Ok , well from longarmx I took the idea and have begun making the encryption so that the data is not the int value of the char so A 65 , if I was sending ABCD the data I would encrypt would be 65666768 , which would be decoded , I can see how this is exponentially more secure, you would need to perform 65666768 combinations with a total of 99^4 different solutions to value within 100 , if padding was added as you said and then the data was encrypted in a way to make it as difficult as possible , such as a password say password which would be 11297115115119111114100 this is then put into the RSA code instead of each character, it is then dissected upon decryption where each character is equal to (int)(data / (n * 1000)) (I think), where N is the character position in the word , its maximum can be resolved to string.length / 3(each has a max of 255 so you can divide). Still there are flaws in this , if the data is short say Ok or a simple word then the decryption could take seconds due to the combinations , if some complex math was used knowing the logic behind how it works the value could be resolved. Thanks for the info.

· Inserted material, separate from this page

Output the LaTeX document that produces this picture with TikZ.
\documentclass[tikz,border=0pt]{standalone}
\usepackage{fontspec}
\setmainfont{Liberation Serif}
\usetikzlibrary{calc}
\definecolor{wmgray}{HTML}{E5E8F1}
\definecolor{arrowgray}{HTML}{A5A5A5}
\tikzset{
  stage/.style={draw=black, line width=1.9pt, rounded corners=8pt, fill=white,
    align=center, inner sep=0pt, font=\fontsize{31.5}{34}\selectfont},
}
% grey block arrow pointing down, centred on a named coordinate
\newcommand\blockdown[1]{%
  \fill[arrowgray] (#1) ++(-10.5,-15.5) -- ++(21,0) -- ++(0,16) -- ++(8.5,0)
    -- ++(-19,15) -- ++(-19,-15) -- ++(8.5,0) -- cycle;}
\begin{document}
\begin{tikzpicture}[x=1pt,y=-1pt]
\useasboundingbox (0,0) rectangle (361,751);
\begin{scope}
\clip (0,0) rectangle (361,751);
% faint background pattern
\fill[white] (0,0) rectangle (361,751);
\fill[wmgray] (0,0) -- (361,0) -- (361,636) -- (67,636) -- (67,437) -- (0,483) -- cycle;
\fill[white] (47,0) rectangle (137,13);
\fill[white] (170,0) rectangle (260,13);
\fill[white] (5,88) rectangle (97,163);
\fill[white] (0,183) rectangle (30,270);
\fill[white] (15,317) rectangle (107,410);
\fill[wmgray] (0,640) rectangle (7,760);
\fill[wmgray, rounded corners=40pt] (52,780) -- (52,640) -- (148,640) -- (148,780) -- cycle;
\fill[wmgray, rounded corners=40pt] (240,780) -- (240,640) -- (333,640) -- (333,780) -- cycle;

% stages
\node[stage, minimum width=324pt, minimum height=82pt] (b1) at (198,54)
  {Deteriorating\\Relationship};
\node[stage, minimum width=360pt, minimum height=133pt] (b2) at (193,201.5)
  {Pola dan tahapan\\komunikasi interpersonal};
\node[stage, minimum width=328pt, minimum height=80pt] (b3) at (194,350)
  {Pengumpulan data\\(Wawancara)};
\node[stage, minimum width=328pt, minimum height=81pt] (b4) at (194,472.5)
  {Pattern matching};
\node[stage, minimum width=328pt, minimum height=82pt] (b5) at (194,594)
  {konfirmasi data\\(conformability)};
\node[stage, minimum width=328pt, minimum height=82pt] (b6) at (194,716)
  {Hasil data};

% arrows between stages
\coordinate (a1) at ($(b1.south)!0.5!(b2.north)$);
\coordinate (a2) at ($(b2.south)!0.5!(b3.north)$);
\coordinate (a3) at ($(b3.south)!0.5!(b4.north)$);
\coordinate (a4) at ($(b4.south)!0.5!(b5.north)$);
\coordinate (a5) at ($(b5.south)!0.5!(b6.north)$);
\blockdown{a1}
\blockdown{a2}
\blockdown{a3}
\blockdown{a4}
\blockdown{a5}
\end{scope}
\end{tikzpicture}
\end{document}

Good encryption techniques live and die by the rule that even if a method of encryption is known, the encrypted data should still remain secure. If this were not the case then public review of encryption techniques would always invalidate their effectiveness. If you can resolve the value based on what you’ve said either a)the encryption method is seriously flawed, or b)your testing methods are flawed.

What I mean was if the length of the data you were transmitting using my method was small enough a simple pc could crack it , sending 8 encoded chars per encryption would yield 255^8 different combinations that would need to be tried. If you did this with a bigger number such as 64 bytes then thats 255^64 which would be horrendous to attempt to crack , the only ,method for it would be brute force.